WHAT IS REQUIRED — Copy out, exactly and without additions, the lines from the one that contains "Reproduce this chart with Chart.js." to the one that contains "const INK = '#1a1a1a';", both ends included.

--- begin RECORD EXCERPTS ---

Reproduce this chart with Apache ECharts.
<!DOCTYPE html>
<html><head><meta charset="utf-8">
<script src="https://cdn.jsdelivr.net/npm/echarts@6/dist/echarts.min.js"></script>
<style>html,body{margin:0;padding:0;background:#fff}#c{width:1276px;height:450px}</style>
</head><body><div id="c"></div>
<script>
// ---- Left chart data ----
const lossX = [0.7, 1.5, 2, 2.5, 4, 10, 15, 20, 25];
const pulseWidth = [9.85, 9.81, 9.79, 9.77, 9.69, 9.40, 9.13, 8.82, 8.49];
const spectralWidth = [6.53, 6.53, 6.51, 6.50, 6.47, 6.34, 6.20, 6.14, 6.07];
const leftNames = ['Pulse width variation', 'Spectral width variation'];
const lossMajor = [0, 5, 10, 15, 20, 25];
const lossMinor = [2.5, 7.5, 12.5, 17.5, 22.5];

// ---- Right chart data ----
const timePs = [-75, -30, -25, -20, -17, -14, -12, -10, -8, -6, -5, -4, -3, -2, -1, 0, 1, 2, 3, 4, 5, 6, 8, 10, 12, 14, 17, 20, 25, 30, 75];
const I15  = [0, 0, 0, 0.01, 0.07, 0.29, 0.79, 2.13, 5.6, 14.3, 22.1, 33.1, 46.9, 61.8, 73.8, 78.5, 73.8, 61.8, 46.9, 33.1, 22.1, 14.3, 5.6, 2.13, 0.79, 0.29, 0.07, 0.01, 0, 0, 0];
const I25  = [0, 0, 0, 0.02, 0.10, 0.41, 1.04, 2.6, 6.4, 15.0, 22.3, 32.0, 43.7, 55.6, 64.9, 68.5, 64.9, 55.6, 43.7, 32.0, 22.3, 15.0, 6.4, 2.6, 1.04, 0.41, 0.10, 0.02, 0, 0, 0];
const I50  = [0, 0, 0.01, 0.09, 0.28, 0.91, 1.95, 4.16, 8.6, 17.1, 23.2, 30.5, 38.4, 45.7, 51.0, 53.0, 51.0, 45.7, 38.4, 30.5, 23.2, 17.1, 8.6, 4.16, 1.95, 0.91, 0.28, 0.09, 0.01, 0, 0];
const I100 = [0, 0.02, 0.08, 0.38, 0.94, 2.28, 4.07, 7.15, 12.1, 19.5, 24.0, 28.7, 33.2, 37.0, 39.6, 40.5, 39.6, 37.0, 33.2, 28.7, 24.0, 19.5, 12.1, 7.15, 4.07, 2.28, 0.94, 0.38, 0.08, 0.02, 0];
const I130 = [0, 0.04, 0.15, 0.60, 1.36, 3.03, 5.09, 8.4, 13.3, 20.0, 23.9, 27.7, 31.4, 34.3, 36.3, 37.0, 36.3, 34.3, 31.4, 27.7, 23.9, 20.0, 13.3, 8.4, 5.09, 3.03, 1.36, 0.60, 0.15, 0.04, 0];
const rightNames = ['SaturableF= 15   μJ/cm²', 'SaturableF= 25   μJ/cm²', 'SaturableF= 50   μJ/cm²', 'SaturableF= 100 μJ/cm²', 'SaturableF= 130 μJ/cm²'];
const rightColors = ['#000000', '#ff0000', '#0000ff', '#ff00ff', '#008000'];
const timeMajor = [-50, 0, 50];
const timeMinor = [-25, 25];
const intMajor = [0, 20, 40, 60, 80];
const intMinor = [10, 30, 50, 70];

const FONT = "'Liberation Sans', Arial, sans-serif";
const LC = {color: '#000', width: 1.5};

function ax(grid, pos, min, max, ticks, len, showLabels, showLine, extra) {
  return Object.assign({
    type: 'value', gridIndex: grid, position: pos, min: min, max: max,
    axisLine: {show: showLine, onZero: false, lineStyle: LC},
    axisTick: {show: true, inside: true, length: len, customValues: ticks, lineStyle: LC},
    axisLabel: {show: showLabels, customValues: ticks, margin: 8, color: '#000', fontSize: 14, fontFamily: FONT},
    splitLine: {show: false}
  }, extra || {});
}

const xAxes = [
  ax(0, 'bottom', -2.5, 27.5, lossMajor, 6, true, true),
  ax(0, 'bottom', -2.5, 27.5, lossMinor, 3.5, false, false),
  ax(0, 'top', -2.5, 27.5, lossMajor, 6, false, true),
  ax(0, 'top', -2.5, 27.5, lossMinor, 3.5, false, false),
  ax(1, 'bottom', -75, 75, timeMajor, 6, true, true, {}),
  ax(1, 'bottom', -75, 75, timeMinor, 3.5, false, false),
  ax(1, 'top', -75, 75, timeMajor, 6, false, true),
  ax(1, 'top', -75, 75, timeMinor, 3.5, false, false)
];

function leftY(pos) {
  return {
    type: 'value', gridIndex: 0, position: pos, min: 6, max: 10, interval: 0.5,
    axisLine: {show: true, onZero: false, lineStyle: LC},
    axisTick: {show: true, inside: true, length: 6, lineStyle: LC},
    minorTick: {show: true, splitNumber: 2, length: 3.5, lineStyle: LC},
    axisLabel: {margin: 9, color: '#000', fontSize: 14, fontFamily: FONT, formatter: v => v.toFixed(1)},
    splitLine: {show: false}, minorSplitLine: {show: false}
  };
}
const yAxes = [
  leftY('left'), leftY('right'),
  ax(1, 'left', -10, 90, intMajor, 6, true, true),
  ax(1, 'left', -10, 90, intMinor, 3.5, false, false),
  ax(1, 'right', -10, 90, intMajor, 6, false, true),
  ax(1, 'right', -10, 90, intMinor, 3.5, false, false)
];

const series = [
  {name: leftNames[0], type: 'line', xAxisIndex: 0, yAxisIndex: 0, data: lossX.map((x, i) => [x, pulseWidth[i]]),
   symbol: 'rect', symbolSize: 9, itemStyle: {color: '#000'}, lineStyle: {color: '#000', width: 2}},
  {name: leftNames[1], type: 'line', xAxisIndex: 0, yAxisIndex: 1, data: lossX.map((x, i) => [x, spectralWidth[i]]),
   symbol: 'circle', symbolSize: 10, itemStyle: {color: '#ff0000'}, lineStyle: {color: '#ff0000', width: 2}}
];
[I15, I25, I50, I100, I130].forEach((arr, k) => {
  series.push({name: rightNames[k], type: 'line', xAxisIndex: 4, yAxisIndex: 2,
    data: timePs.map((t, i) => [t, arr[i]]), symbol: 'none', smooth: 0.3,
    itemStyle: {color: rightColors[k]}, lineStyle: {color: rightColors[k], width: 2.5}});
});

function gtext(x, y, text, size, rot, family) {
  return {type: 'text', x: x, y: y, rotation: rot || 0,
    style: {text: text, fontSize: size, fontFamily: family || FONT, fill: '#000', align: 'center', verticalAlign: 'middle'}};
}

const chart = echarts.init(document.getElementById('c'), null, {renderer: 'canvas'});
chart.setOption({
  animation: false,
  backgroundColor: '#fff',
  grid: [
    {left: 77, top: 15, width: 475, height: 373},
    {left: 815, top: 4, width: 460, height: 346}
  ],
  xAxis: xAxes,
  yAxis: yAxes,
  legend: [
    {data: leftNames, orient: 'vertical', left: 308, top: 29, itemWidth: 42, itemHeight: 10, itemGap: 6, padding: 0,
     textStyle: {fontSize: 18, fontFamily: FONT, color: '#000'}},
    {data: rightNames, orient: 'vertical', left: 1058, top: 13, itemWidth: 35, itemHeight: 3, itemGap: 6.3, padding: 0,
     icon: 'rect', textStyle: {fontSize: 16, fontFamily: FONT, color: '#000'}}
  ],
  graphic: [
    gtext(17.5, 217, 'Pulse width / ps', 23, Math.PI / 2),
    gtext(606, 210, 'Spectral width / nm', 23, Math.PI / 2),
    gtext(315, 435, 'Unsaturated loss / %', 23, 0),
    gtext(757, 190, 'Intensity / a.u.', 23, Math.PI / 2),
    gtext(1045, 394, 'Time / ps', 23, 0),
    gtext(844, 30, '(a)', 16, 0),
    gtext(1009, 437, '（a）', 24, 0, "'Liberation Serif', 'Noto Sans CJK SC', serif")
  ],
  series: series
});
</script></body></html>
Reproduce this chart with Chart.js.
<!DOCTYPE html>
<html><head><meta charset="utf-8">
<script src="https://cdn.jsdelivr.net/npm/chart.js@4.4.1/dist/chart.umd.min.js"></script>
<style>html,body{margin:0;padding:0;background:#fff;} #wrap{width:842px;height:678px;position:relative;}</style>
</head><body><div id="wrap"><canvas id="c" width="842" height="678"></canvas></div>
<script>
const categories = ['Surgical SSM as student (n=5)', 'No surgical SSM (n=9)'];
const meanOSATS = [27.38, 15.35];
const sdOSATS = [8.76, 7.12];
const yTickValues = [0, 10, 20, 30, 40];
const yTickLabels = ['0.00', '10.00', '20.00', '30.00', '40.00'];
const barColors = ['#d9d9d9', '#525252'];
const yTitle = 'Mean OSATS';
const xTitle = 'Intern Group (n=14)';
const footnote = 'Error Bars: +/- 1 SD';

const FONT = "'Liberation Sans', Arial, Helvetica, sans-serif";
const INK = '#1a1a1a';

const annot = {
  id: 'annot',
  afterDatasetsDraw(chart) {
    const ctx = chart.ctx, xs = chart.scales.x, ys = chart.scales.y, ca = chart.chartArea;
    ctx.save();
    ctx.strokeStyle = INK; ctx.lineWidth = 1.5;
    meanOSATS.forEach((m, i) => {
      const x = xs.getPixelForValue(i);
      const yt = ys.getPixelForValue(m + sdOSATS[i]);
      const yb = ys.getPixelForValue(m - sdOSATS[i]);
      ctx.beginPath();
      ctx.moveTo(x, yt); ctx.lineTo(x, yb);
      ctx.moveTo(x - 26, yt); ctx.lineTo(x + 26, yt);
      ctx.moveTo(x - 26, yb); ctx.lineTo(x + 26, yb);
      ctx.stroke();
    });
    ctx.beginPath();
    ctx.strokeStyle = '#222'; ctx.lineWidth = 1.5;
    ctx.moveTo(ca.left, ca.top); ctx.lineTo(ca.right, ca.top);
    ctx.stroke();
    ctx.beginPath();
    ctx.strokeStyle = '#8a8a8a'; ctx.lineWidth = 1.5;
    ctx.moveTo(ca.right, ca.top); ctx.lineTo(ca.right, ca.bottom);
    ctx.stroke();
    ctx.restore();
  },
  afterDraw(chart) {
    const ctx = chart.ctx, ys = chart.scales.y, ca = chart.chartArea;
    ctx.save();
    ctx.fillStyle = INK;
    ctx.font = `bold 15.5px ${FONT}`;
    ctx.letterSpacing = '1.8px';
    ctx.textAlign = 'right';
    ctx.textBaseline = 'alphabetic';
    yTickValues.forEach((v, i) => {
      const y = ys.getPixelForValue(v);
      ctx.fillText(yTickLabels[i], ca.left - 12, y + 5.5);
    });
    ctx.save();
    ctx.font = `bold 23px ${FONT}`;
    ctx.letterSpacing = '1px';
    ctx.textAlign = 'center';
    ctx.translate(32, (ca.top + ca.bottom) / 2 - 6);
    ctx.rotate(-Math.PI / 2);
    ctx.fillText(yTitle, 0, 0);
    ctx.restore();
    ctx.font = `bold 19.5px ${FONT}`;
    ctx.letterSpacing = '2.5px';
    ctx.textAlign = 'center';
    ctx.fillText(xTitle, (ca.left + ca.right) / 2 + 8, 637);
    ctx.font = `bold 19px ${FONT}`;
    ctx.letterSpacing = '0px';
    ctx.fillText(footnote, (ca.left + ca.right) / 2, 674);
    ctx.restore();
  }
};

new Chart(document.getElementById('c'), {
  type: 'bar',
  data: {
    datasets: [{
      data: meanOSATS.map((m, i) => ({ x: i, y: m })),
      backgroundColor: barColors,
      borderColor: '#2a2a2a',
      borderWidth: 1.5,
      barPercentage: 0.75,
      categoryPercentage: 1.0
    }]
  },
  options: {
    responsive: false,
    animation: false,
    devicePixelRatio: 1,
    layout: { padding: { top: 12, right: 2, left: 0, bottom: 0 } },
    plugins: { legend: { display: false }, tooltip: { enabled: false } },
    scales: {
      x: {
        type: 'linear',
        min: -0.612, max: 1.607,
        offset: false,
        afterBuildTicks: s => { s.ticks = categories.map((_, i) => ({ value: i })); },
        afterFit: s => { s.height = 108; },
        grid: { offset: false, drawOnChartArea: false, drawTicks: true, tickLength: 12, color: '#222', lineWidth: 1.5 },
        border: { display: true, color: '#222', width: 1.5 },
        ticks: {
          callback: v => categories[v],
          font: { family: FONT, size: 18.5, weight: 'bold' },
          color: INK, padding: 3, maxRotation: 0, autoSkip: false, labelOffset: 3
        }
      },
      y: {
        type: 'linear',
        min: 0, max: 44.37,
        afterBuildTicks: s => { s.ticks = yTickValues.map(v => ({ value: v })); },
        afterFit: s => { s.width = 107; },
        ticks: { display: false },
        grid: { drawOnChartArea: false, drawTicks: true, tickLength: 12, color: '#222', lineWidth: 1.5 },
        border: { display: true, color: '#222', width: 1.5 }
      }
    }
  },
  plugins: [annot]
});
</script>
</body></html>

--- end RECORD EXCERPTS ---

TASK ANSWER —
Reproduce this chart with Chart.js.
<!DOCTYPE html>
<html><head><meta charset="utf-8">
<script src="https://cdn.jsdelivr.net/npm/chart.js@4.4.1/dist/chart.umd.min.js"></script>
<style>html,body{margin:0;padding:0;background:#fff;} #wrap{width:842px;height:678px;position:relative;}</style>
</head><body><div id="wrap"><canvas id="c" width="842" height="678"></canvas></div>
<script>
const categories = ['Surgical SSM as student (n=5)', 'No surgical SSM (n=9)'];
const meanOSATS = [27.38, 15.35];
const sdOSATS = [8.76, 7.12];
const yTickValues = [0, 10, 20, 30, 40];
const yTickLabels = ['0.00', '10.00', '20.00', '30.00', '40.00'];
const barColors = ['#d9d9d9', '#525252'];
const yTitle = 'Mean OSATS';
const xTitle = 'Intern Group (n=14)';
const footnote = 'Error Bars: +/- 1 SD';

const FONT = "'Liberation Sans', Arial, Helvetica, sans-serif";
const INK = '#1a1a1a';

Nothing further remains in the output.